Currently, it takes a simple majority—more votes for than against—to approve a referendum. Coleman’s legislation would require a simple majority statewide and also a majority in five of the eight U.S. Congressional Districts.

“I think it’s ridiculous this idea that constitutions should be a living, breathing document,” Coleman said. “I think that’s absurd. They should be interpreted by the four corners of the document, and they should be outlined to the system, not individual ideas.”

Those testifying during Tuesday’s committee said they want the Democratic process to be fair.

“Fighting is hard, it’s already hard enough,” Kansas City resident Terrence Wise, said. “I don’t have organizer money but I have the ability to come together with folks in my community and do things like gather signatures to make change not only in my workplace but in my community.”

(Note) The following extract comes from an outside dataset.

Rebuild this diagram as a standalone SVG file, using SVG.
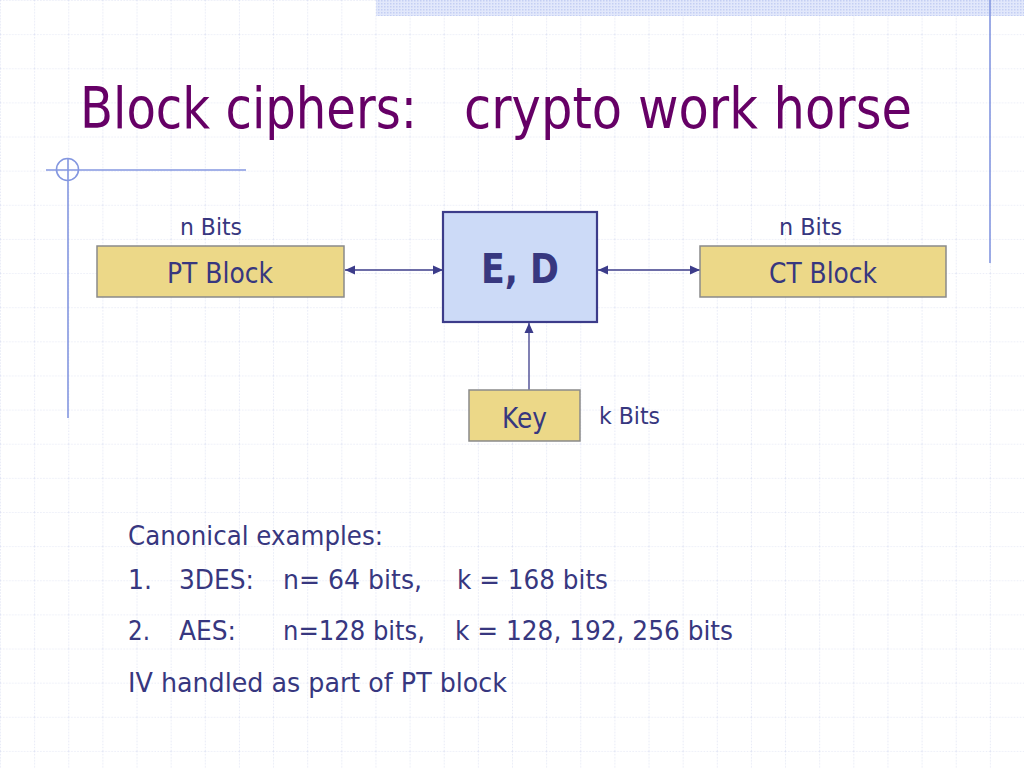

Others told committee members this would give more voters a voice.

“I think voters in different locations in this state that have different concerns and different priorities and different values all need to be heard,” Missouri Right to Life lobbyist Patty Skain said.

Coleman, who is running for Congress, said this idea to make it harder for voters to amend the constitution has been something the Super Majority has worked on for years. Missouri’s initiative petition process, allowing voters to place constitutional amendments on the ballot by gathering signatures, has been around for more than a century.

Since voters would have the final say if this legislation is approved by the General Assembly, Coleman is asking the House to add back in what some call “ballot candy.”

Before a compromise was reached in the Senate, the question on the ballot asked if only U.S. citizens should be allowed to vote on constitutional amendments and if voters should forbid foreign countries from funding constitutional amendments.

The latest version asks, “Shall the Missouri Constitution be amended to pass constitutional amendments proposed by initiative or convention by statewide majority vote and a majority vote in a majority of congressional districts?”

Under current law, campaigns are required to gather 8% of legal voters in six of the eight congressional districts to put a constitutional amendment on the ballot.

The committee did not take action on the legislation on Tuesday but could in the coming weeks.